Effects of cathode catalyst layer fabrication parameters on the performance of high-temperature polymer electrolyte membrane fuel cells

Abstract

In this work, cathode catalyst layers (CLs) are prepared via the different fabrication techniques of spraying, screen printing, and bar coating to examine the effect of the CL fabrication method on the performance of high-temperature polymer electrolyte membrane fuel cells (HT-PEMFCs). The differences in structural characterizations of CL are caused by the intrinsic characteristics of each fabrication process.
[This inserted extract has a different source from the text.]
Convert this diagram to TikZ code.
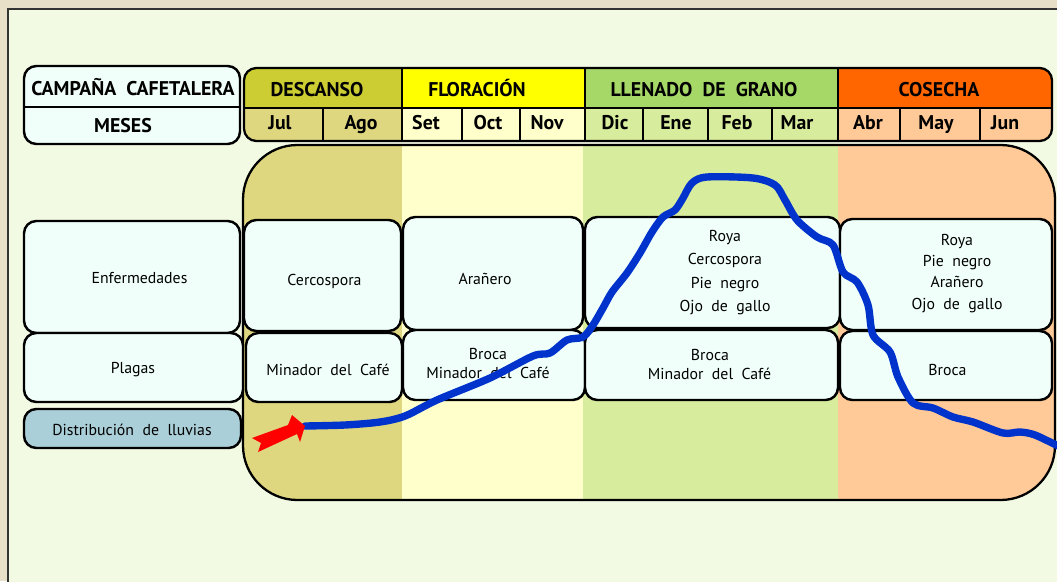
\documentclass[tikz,border=0pt]{standalone}
\usepackage{fontspec}
\setmainfont{PT Sans}
\definecolor{beige}{HTML}{E8DFC8}
\definecolor{panel}{HTML}{F3FAE4}
\definecolor{cellfill}{HTML}{F0FFFA}
\definecolor{rainlabel}{HTML}{AACFD8}
\definecolor{descdark}{HTML}{CCCC33}
\definecolor{desclight}{HTML}{DED77F}
\definecolor{flordark}{HTML}{FFFF00}
\definecolor{florlight}{HTML}{FFFFCC}
\definecolor{llendark}{HTML}{A5D866}
\definecolor{llenlight}{HTML}{D8EC9E}
\definecolor{cosedark}{HTML}{FF6600}
\definecolor{coselight}{HTML}{FFCA98}
\definecolor{rainblue}{HTML}{0033CC}
\newcommand\pix{0.02cm}

\begin{document}
\begin{tikzpicture}[x=0.02cm,y=-0.02cm]

\tikzset{cell/.style = {draw, line width=1.4pt, rounded corners=7pt, fill=cellfill, inner sep=0pt}}
\tikzset{txt/.style = {inner sep=0pt, anchor=base, font=\fontsize{9}{13}\selectfont}}
\tikzset{lines/.style = {inner sep=0pt, align=center, font=\fontsize{9}{13.3}\selectfont}}
\tikzset{head/.style = {inner sep=0pt, anchor=base, font=\bfseries\fontsize{11.3}{13}\selectfont}}
\tikzset{grid/.style = {line width=1.3pt}}
\tikzset{rain/.style = {line width=4.2pt, draw=rainblue, line join=round, line cap=round}}

\clip (0,0) rectangle (1057,581);
\fill[beige] (0,0) rectangle (1057,581);
\filldraw[fill=panel, draw=black!80, line width=1pt] (8,9) rectangle (1080,600);

%header
\node[cell, minimum width=216*\pix, minimum height=78*\pix] (campana) at (132,105) {};
\draw[grid] (24,107) -- (240,107);
\node[head] (tcampana) at (133,95) {CAMPAÑA\ \ CAFETALERA};
\node[head] (tmeses) at (123,132.5) {MESES};

\begin{scope}
\clip[rounded corners=7pt] (244,68) rectangle (1052,141);
\fill[descdark] (244,68) rectangle (402,108);
\fill[flordark] (402,68) rectangle (585,108);
\fill[llendark] (585,68) rectangle (838,108);
\fill[cosedark] (838,68) rectangle (1052,108);
\fill[desclight] (244,108) rectangle (402,141);
\fill[florlight] (402,108) rectangle (585,141);
\fill[llenlight] (585,108) rectangle (838,141);
\fill[coselight] (838,108) rectangle (1052,141);
\end{scope}
\draw[grid, rounded corners=7pt] (244,68) rectangle (1052,141);
\draw[grid] (244,108) -- (1052,108);
\foreach \x in {402,585,838} \draw[grid] (\x,68) -- (\x,108);
\foreach \x in {323,402,462,520,585,643,708,772,838,900,980} \draw[grid] (\x,108) -- (\x,141);

\node[head] (descanso) at (317,96.5) {DESCANSO};
\node[head] (floracion) at (477,96.5) {FLORACIÓN};
\node[head] (llenado) at (704,96.5) {LLENADO\ \ DE\ \ GRANO};
\node[head] (cosecha) at (939,96.5) {COSECHA};

\node[head] (jul) at (280,130) {Jul};
\node[head] (ago) at (361,130) {Ago};
\node[head] (set) at (426,130) {Set};
\node[head] (oct) at (488,130) {Oct};
\node[head] (nov) at (547,130) {Nov};
\node[head] (dic) at (615,130) {Dic};
\node[head] (ene) at (676,130) {Ene};
\node[head] (feb) at (737,130) {Feb};
\node[head] (mar) at (797,130) {Mar};
\node[head] (abr) at (868,130) {Abr};
\node[head] (may) at (936,130) {May};
\node[head] (jun) at (1005,130) {Jun};

%season band
\begin{scope}
\clip[rounded corners=31pt] (243,145) rectangle (1055,500);
\fill[desclight] (243,145) rectangle (402,500);
\fill[florlight] (402,145) rectangle (583,500);
\fill[llenlight] (583,145) rectangle (838,500);
\fill[coselight] (838,145) rectangle (1055,500);
\end{scope}
\draw[grid, rounded corners=31pt] (243,145) rectangle (1055,500);

%rows
\node[cell, minimum width=216*\pix, minimum height=112*\pix] (enf) at (132,277) {};
\node[cell, minimum width=219*\pix, minimum height=69*\pix] (pla) at (133.5,367.5) {};
\node[cell, fill=rainlabel, minimum width=217*\pix, minimum height=39*\pix] (lluvias) at (132.5,428.5) {};
\node[cell, minimum width=157*\pix, minimum height=111*\pix] (enfdesc) at (322.5,275.5) {};
\node[cell, minimum width=156*\pix, minimum height=69*\pix] (pladesc) at (324,367.5) {};
\node[cell, minimum width=180*\pix, minimum height=113*\pix] (enfflor) at (493,273.5) {};
\node[cell, minimum width=182*\pix, minimum height=70*\pix] (plaflor) at (494,365) {};
\node[cell, minimum width=255*\pix, minimum height=111*\pix] (enfllen) at (712.5,272.5) {};
\node[cell, minimum width=253*\pix, minimum height=70*\pix] (plallen) at (711.5,365) {};
\node[cell, minimum width=212*\pix, minimum height=111*\pix] (enfcose) at (946,274.5) {};
\node[cell, minimum width=212*\pix, minimum height=69*\pix] (placose) at (946,365.5) {};

%texts
\node[txt] (tenf) at (139.5,283) {Enfermedades};
\node[txt] (tpla) at (133,373) {Plagas};
\node[txt] (tlluvias) at (132,435) {Distribución\ \ de\ \ lluvias};
\node[txt] (tenfdesc) at (324.5,285) {Cercospora};
\node[txt] (tpladesc) at (328,375.5) {Minador\ \ del\ \ Café};
\node[txt] (tenfflor) at (485,284) {Arañero};
\node[txt] (tplaflor1) at (488,359) {Broca};
\node[txt] (tplaflor2) at (488,378) {Minador\ \ del\ \ Café};
\node[lines] (tenfllen) at (725,272.5) {Roya\\Cercospora\\Pie\ \ negro\\Ojo\ \ de\ \ gallo};
\node[txt] (tplallen1) at (710,360) {Broca};
\node[txt] (tplallen2) at (709.5,379) {Minador\ \ del\ \ Café};
\node[lines, font=\fontsize{9}{12}\selectfont] (tenfcose) at (957,273.5) {Roya\\Pie\ \ negro\\Arañero\\Ojo\ \ de\ \ gallo};
\node[txt] (tplacose) at (947.5,375) {Broca};

%rain
\coordinate (rainstart) at (305,426);
\draw[rain] plot[smooth, tension=0.5] coordinates {(rainstart) (345,425) (380,422) (405,416) (437,400) (490,378) (533,356) (550,353) (567,340) (583,337) (593,325) (603,308) (612,292) (627,273) (640,253) (652,232) (663,217) (675,210) (683,198) (692,183) (707,177) (753,178) (775,185) (785,200) (797,220) (817,237) (833,245) (843,272) (857,282) (868,305) (873,335) (890,352) (898,377) (913,403) (933,408) (953,417) (973,422) (1003,433) (1020,432) (1035,435) (1058,446)};
\fill[red] (252,438) -- (288,425) -- (292,415) -- (rainstart) -- (300,442) -- (297,434) -- (258,452) -- (261,443) -- cycle;

\end{tikzpicture}
\end{document}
The CL deposition and fabrication methods strongly affect the morphology of CL. The CL morphology is investigated with surficial and cross-sectional scanning electron microscopy images, which showed that cracks are generated deeply inside the bar coated CL, but not detected on the sprayed CL. The large cracks in bar- coated CL leads to low proton conductivity resistance in the CL but also makes it difficult for oxygen to approach the reaction sites resulting in high mass transport resistance. The pore size distributions of the CL are also examined by mercury intrusion porosimetry and the results show that the membrane electrode assembly (MEA) with the sprayed CL contains a well-developed pore structure with pore diameters of <1 μm that can be facilitated the mass transfer, yields a peak power density of 383 mW cm−2.